---------- SOURCE MATERIAL ----------

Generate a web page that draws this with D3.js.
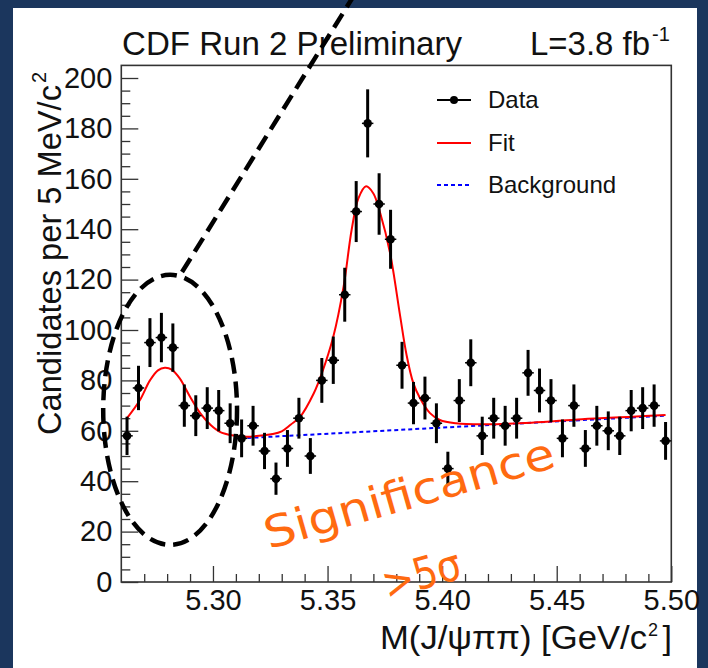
<!DOCTYPE html>
<html>
<head>
<meta charset="utf-8">
<script src="https://cdn.jsdelivr.net/npm/d3@7"></script>
<style>
  html, body { margin: 0; padding: 0; background: #1b365d; }
  svg { display: block; }
</style>
</head>
<body>
<svg id="chart" width="708" height="668"></svg>
<script>
// Bin centres of M(J/psi pi pi), 5 MeV bins from 5.26 to 5.50 GeV/c^2
const binMass = [
  5.2625, 5.2675, 5.2725, 5.2775, 5.2825, 5.2875, 5.2925, 5.2975,
  5.3025, 5.3075, 5.3125, 5.3175, 5.3225, 5.3275, 5.3325, 5.3375,
  5.3425, 5.3475, 5.3525, 5.3575, 5.3625, 5.3675, 5.3725, 5.3775,
  5.3825, 5.3875, 5.3925, 5.3975, 5.4025, 5.4075, 5.4125, 5.4175,
  5.4225, 5.4275, 5.4325, 5.4375, 5.4425, 5.4475, 5.4525, 5.4575,
  5.4625, 5.4675, 5.4725, 5.4775, 5.4825, 5.4875, 5.4925, 5.4975
];
// Candidates per bin
const binCounts = [
  58, 77, 95, 97, 93, 70, 66, 69,
  68, 63, 57, 62, 52, 41, 53, 65,
  50, 80, 88, 114, 147, 182, 150, 136,
  86, 71, 73, 63, 45, 72, 87, 58,
  65, 62, 65, 83, 76, 72, 57, 70,
  53, 62, 60, 58, 68, 69, 70, 56
];
// Statistical uncertainty per bin
const binErrors = [
  7.6, 8.8, 9.7, 9.8, 9.6, 8.4, 8.1, 8.3,
  8.2, 7.9, 7.5, 7.9, 7.2, 6.4, 7.3, 8.1,
  7.1, 8.9, 9.4, 10.7, 12.1, 13.5, 12.2, 11.7,
  9.3, 8.4, 8.5, 7.9, 6.7, 8.5, 9.3, 7.6,
  8.1, 7.9, 8.1, 9.1, 8.7, 8.5, 7.5, 8.4,
  7.3, 7.9, 7.7, 7.6, 8.2, 8.3, 8.4, 7.5
];
// Fit curve, sampled along its length
const fitMass = [
  5.2625, 5.2680, 5.2725, 5.2760, 5.2790, 5.2820, 5.2855, 5.2900,
  5.2945, 5.2990, 5.3030, 5.3090, 5.3130, 5.3190, 5.3260, 5.3300,
  5.3340, 5.3380, 5.3440, 5.3475, 5.3525, 5.3570, 5.3605, 5.3635,
  5.3668, 5.3700, 5.3730, 5.3773, 5.3816, 5.3845, 5.3874, 5.3903,
  5.3947, 5.3990, 5.4060, 5.4175, 5.4390, 5.4610, 5.4830, 5.4975
];
const fitValue = [
  65.0, 72.0, 80.0, 84.0, 85.0, 84.3, 80.8, 73.5,
  66.9, 62.3, 59.6, 58.1, 57.7, 57.9, 58.7, 59.8,
  62.5, 65.5, 74.9, 82.8, 97.3, 117.2, 139.7, 152.3,
  157.0, 154.2, 146.3, 130.4, 106.0, 90.0, 79.0, 73.0,
  67.0, 64.3, 63.0, 62.6, 63.2, 64.6, 65.6, 66.3
];
// Background component (linear)
const bkgMass = [5.312, 5.4975];
const bkgValue = [57.0, 66.0];

// Axis ticks
const xMajorTicks = [5.30, 5.35, 5.40, 5.45, 5.50];
const xMinorTicks = [5.27, 5.28, 5.29, 5.31, 5.32, 5.33, 5.34, 5.36, 5.37, 5.38, 5.39,
                     5.41, 5.42, 5.43, 5.44, 5.46, 5.47, 5.48, 5.49];
const yMajorTicks = [0, 20, 40, 60, 80, 100, 120, 140, 160, 180, 200];
const yMinorTicks = [5, 10, 15, 25, 30, 35, 45, 50, 55, 65, 70, 75, 85, 90, 95,
                     105, 110, 115, 125, 130, 135, 145, 150, 155, 165, 170, 175,
                     185, 190, 195];

// Legend entries
const legendLabels = ["Data", "Fit", "Background"];

// Annotation: ellipse around the low-mass bump and its pointer
const ringCentre = [5.2813, 68.3];
const ringRadius = [0.0292, 53.6];
const pointerFrom = [5.2865, 123];
const pointerTo = [5.3610, 232];

const FONT = "'Liberation Sans', Arial, Helvetica, sans-serif";

const svg = d3.select("#chart");

// page frame
svg.append("rect").attr("x", 0).attr("y", 0).attr("width", 708).attr("height", 668)
  .attr("fill", "#1b365d");
svg.append("rect").attr("x", 13).attr("y", 8).attr("width", 684).attr("height", 660)
  .attr("fill", "#ffffff");

const x = d3.scaleLinear().domain([5.26, 5.50]).range([121.3, 671.3]);
const y = d3.scaleLinear().domain([0, 205]).range([582, 65.4]);

// ticks (drawn inward, ROOT style)
const axisColour = "#333";
const gx = svg.append("g").attr("transform", `translate(0,${y(0)})`);
gx.call(d3.axisBottom(x).tickValues(xMinorTicks).tickSizeInner(-8).tickSizeOuter(0).tickFormat(""));
gx.call(g => g.select(".domain").remove());
const gxMaj = svg.append("g").attr("transform", `translate(0,${y(0)})`);
gxMaj.call(d3.axisBottom(x).tickValues(xMajorTicks).tickSizeInner(-16).tickSizeOuter(0)
  .tickPadding(7).tickFormat(d3.format(".2f")));
gxMaj.call(g => g.select(".domain").remove());

const gy = svg.append("g").attr("transform", `translate(${x(5.26)},0)`);
gy.call(d3.axisLeft(y).tickValues(yMinorTicks).tickSizeInner(-9).tickSizeOuter(0).tickFormat(""));
gy.call(g => g.select(".domain").remove());
const gyMaj = svg.append("g").attr("transform", `translate(${x(5.26)},0)`);
gyMaj.call(d3.axisLeft(y).tickValues(yMajorTicks).tickSizeInner(-17).tickSizeOuter(0)
  .tickPadding(9).tickFormat(d3.format("d")));
gyMaj.call(g => g.select(".domain").remove());

svg.selectAll(".tick line").attr("stroke", axisColour).attr("stroke-width", 1.3);
svg.selectAll(".tick text").attr("font-family", FONT).attr("font-size", 29).attr("fill", "#111");

// plot frame
svg.append("rect")
  .attr("x", x(5.26)).attr("y", y(205))
  .attr("width", x(5.50) - x(5.26)).attr("height", y(0) - y(205))
  .attr("fill", "none").attr("stroke", axisColour).attr("stroke-width", 1.6);

// background component
const bkgPts = bkgMass.map((m, i) => [m, bkgValue[i]]);
svg.append("path")
  .attr("d", d3.line().x(d => x(d[0])).y(d => y(d[1]))(bkgPts))
  .attr("fill", "none").attr("stroke", "#0000ff").attr("stroke-width", 2)
  .attr("stroke-dasharray", "4 3");

// total fit
const fitPts = fitMass.map((m, i) => [m, fitValue[i]]);
svg.append("path")
  .attr("d", d3.line().x(d => x(d[0])).y(d => y(d[1])).curve(d3.curveCatmullRom)(fitPts))
  .attr("fill", "none").attr("stroke", "#ff0000").attr("stroke-width", 2);

// data points with error bars
const pts = binMass.map((m, i) => ({ m, n: binCounts[i], e: binErrors[i] }));
const gp = svg.append("g");
gp.selectAll("line.err").data(pts).join("line").attr("class", "err")
  .attr("x1", d => x(d.m)).attr("x2", d => x(d.m))
  .attr("y1", d => y(d.n + d.e)).attr("y2", d => y(d.n - d.e))
  .attr("stroke", "#000").attr("stroke-width", 3);
gp.selectAll("line.hbar").data(pts).join("line").attr("class", "hbar")
  .attr("x1", d => x(d.m - 0.0025)).attr("x2", d => x(d.m + 0.0025))
  .attr("y1", d => y(d.n)).attr("y2", d => y(d.n))
  .attr("stroke", "#000").attr("stroke-width", 1.5);
gp.selectAll("circle").data(pts).join("circle")
  .attr("cx", d => x(d.m)).attr("cy", d => y(d.n)).attr("r", 4.3).attr("fill", "#000");

// legend
const lg = svg.append("g").attr("font-family", FONT).attr("font-size", 24).attr("fill", "#111");
const legendY = [100, 143, 185];
legendLabels.forEach((t, i) => {
  lg.append("text").attr("x", 488).attr("y", legendY[i]).attr("dy", "0.35em").text(t);
});
lg.append("line").attr("x1", 437).attr("x2", 471).attr("y1", legendY[0]).attr("y2", legendY[0])
  .attr("stroke", "#000").attr("stroke-width", 2);
lg.append("circle").attr("cx", 454).attr("cy", legendY[0]).attr("r", 4).attr("fill", "#000");
lg.append("line").attr("x1", 437).attr("x2", 471).attr("y1", legendY[1]).attr("y2", legendY[1])
  .attr("stroke", "#ff0000").attr("stroke-width", 2);
lg.append("line").attr("x1", 437).attr("x2", 471).attr("y1", legendY[2]).attr("y2", legendY[2])
  .attr("stroke", "#0000ff").attr("stroke-width", 2).attr("stroke-dasharray", "4 3");

// titles
svg.append("text").attr("x", 122).attr("y", 55)
  .attr("font-family", FONT).attr("font-size", 34).attr("fill", "#111")
  .attr("textLength", 340).attr("lengthAdjust", "spacingAndGlyphs")
  .text("CDF Run 2 Preliminary");
svg.append("text").attr("x", 530).attr("y", 55)
  .attr("font-family", FONT).attr("font-size", 34).attr("fill", "#111")
  .attr("textLength", 120).attr("lengthAdjust", "spacingAndGlyphs")
  .text("L=3.8 fb");
svg.append("text").attr("x", 652).attr("y", 41)
  .attr("font-family", FONT).attr("font-size", 20).attr("fill", "#111")
  .text("-1");

// x-axis title
svg.append("text").attr("x", 380).attr("y", 649)
  .attr("font-family", FONT).attr("font-size", 34).attr("fill", "#111")
  .attr("textLength", 267).attr("lengthAdjust", "spacingAndGlyphs")
  .text("M(J/ψππ) [GeV/c");
svg.append("text").attr("x", 648).attr("y", 636)
  .attr("font-family", FONT).attr("font-size", 18).attr("fill", "#111").text("2");
svg.append("text").attr("x", 672).attr("y", 649).attr("text-anchor", "end")
  .attr("font-family", FONT).attr("font-size", 34).attr("fill", "#111").text("]");

// y-axis title
const yt = svg.append("g").attr("transform", "translate(61,435) rotate(-90)");
yt.append("text").attr("x", 0).attr("y", 0)
  .attr("font-family", FONT).attr("font-size", 34).attr("fill", "#111")
  .attr("textLength", 350).attr("lengthAdjust", "spacingAndGlyphs")
  .text("Candidates per 5 MeV/c");
yt.append("text").attr("x", 352).attr("y", -15)
  .attr("font-family", FONT).attr("font-size", 20).attr("fill", "#111").text("2");

// annotation ring and pointer
const dash = "16 8";
svg.append("ellipse")
  .attr("cx", x(ringCentre[0])).attr("cy", y(ringCentre[1]))
  .attr("rx", x(ringCentre[0] + ringRadius[0]) - x(ringCentre[0]))
  .attr("ry", y(ringCentre[1]) - y(ringCentre[1] + ringRadius[1]))
  .attr("fill", "none").attr("stroke", "#000").attr("stroke-width", 4.5)
  .attr("stroke-dasharray", dash);
svg.append("line")
  .attr("x1", x(pointerFrom[0])).attr("y1", y(pointerFrom[1]))
  .attr("x2", x(pointerTo[0])).attr("y2", y(pointerTo[1]))
  .attr("stroke", "#000").attr("stroke-width", 4.5).attr("stroke-dasharray", dash);

// significance note
const noteFont = "'Comic Sans MS', 'DejaVu Sans', sans-serif";
svg.append("text")
  .attr("transform", `translate(${x(5.3245)},${y(13)}) rotate(-16)`)
  .attr("font-family", noteFont).attr("font-size", 44).attr("fill", "#ff6a10")
  .attr("textLength", 300).attr("lengthAdjust", "spacingAndGlyphs")
  .text("Significance");
svg.append("text")
  .attr("transform", `translate(${x(5.376)},${y(-7)}) rotate(-16)`)
  .attr("font-family", noteFont).attr("font-size", 44).attr("fill", "#ff6a10")
  .attr("textLength", 80).attr("lengthAdjust", "spacingAndGlyphs")
  .text(">5σ");
</script>
</body>
</html>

----------

EXERCISE. Using the listing above, return all lines where the word "with" occurs.

RESULT FOR THIS EXERCISE.
Generate a web page that draws this with D3.js.
// data points with error bars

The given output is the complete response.